====== Data provided

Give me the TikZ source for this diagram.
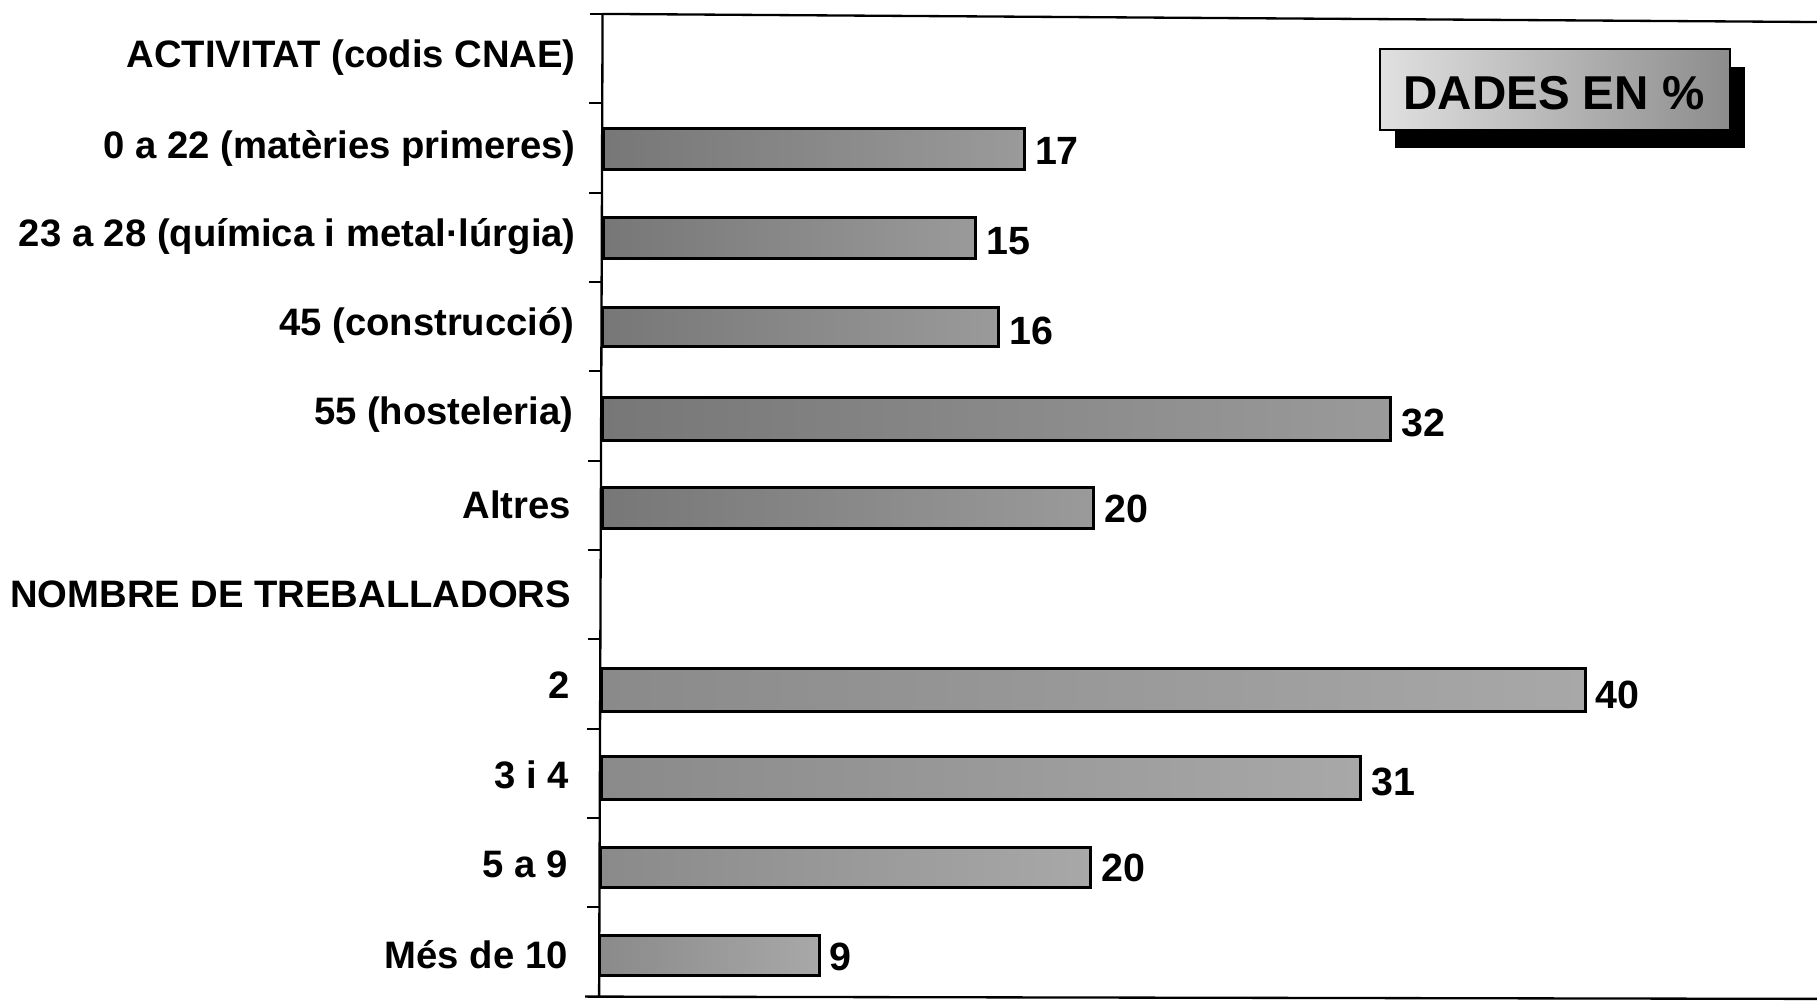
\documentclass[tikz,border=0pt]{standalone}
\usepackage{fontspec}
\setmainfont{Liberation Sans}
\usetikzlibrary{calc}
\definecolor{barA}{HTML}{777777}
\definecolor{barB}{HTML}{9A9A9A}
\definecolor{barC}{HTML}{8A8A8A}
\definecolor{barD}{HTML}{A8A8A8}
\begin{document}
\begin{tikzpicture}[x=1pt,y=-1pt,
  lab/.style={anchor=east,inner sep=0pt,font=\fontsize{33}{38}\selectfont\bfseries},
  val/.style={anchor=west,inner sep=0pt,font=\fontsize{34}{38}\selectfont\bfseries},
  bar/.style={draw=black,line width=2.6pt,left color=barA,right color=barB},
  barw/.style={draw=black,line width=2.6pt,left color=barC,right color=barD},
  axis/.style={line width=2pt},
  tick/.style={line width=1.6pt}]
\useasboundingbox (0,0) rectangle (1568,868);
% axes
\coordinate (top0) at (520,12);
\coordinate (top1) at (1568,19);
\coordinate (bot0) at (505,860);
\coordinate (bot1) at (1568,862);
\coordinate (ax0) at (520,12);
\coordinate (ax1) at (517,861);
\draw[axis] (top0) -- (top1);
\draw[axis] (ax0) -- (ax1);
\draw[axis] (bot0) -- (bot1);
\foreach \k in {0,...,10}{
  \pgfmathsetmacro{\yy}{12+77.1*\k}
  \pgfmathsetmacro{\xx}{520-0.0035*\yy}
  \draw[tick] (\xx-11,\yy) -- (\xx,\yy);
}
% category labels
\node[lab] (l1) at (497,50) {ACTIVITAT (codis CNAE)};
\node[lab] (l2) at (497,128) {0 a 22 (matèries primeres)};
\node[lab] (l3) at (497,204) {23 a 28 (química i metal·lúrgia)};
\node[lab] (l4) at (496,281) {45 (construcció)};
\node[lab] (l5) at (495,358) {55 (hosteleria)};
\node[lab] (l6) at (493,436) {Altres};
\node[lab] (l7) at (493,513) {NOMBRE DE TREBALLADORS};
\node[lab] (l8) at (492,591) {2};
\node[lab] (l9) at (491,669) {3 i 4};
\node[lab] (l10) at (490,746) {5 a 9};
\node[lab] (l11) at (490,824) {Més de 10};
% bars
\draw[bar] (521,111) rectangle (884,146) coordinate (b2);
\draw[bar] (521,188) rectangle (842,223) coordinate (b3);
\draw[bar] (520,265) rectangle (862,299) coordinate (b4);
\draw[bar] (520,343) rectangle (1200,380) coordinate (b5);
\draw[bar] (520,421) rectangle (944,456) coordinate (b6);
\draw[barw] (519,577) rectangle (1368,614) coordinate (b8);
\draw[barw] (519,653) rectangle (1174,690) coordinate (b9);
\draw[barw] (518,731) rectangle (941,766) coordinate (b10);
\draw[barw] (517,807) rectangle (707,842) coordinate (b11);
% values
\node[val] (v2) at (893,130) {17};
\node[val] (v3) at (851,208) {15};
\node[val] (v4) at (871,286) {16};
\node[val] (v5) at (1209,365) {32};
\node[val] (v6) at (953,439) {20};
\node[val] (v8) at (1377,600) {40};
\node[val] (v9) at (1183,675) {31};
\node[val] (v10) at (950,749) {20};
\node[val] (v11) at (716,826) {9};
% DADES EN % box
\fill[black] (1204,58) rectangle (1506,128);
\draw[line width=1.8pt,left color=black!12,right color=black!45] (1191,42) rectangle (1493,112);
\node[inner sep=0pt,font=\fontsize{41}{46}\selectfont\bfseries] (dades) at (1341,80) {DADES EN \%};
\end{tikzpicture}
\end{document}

============

What you are asked to do -
Copy out all the data without changing anything, and drop the pictures.

Final answer -
Give me the TikZ source for this diagram.
\documentclass[tikz,border=0pt]{standalone}
\usepackage{fontspec}
\setmainfont{Liberation Sans}
\usetikzlibrary{calc}
\definecolor{barA}{HTML}{777777}
\definecolor{barB}{HTML}{9A9A9A}
\definecolor{barC}{HTML}{8A8A8A}
\definecolor{barD}{HTML}{A8A8A8}
\begin{document}
\begin{tikzpicture}[x=1pt,y=-1pt,
  lab/.style={anchor=east,inner sep=0pt,font=\fontsize{33}{38}\selectfont\bfseries},
  val/.style={anchor=west,inner sep=0pt,font=\fontsize{34}{38}\selectfont\bfseries},
  bar/.style={draw=black,line width=2.6pt,left color=barA,right color=barB},
  barw/.style={draw=black,line width=2.6pt,left color=barC,right color=barD},
  axis/.style={line width=2pt},
  tick/.style={line width=1.6pt}]
\useasboundingbox (0,0) rectangle (1568,868);
% axes
\coordinate (top0) at (520,12);
\coordinate (top1) at (1568,19);
\coordinate (bot0) at (505,860);
\coordinate (bot1) at (1568,862);
\coordinate (ax0) at (520,12);
\coordinate (ax1) at (517,861);
\draw[axis] (top0) -- (top1);
\draw[axis] (ax0) -- (ax1);
\draw[axis] (bot0) -- (bot1);
\foreach \k in {0,...,10}{
  \pgfmathsetmacro{\yy}{12+77.1*\k}
  \pgfmathsetmacro{\xx}{520-0.0035*\yy}
  \draw[tick] (\xx-11,\yy) -- (\xx,\yy);
}
% category labels
\node[lab] (l1) at (497,50) {ACTIVITAT (codis CNAE)};
\node[lab] (l2) at (497,128) {0 a 22 (matèries primeres)};
\node[lab] (l3) at (497,204) {23 a 28 (química i metal·lúrgia)};
\node[lab] (l4) at (496,281) {45 (construcció)};
\node[lab] (l5) at (495,358) {55 (hosteleria)};
\node[lab] (l6) at (493,436) {Altres};
\node[lab] (l7) at (493,513) {NOMBRE DE TREBALLADORS};
\node[lab] (l8) at (492,591) {2};
\node[lab] (l9) at (491,669) {3 i 4};
\node[lab] (l10) at (490,746) {5 a 9};
\node[lab] (l11) at (490,824) {Més de 10};
% bars
\draw[bar] (521,111) rectangle (884,146) coordinate (b2);
\draw[bar] (521,188) rectangle (842,223) coordinate (b3);
\draw[bar] (520,265) rectangle (862,299) coordinate (b4);
\draw[bar] (520,343) rectangle (1200,380) coordinate (b5);
\draw[bar] (520,421) rectangle (944,456) coordinate (b6);
\draw[barw] (519,577) rectangle (1368,614) coordinate (b8);
\draw[barw] (519,653) rectangle (1174,690) coordinate (b9);
\draw[barw] (518,731) rectangle (941,766) coordinate (b10);
\draw[barw] (517,807) rectangle (707,842) coordinate (b11);
% values
\node[val] (v2) at (893,130) {17};
\node[val] (v3) at (851,208) {15};
\node[val] (v4) at (871,286) {16};
\node[val] (v5) at (1209,365) {32};
\node[val] (v6) at (953,439) {20};
\node[val] (v8) at (1377,600) {40};
\node[val] (v9) at (1183,675) {31};
\node[val] (v10) at (950,749) {20};
\node[val] (v11) at (716,826) {9};
% DADES EN % box
\fill[black] (1204,58) rectangle (1506,128);
\draw[line width=1.8pt,left color=black!12,right color=black!45] (1191,42) rectangle (1493,112);
\node[inner sep=0pt,font=\fontsize{41}{46}\selectfont\bfseries] (dades) at (1341,80) {DADES EN \%};
\end{tikzpicture}
\end{document}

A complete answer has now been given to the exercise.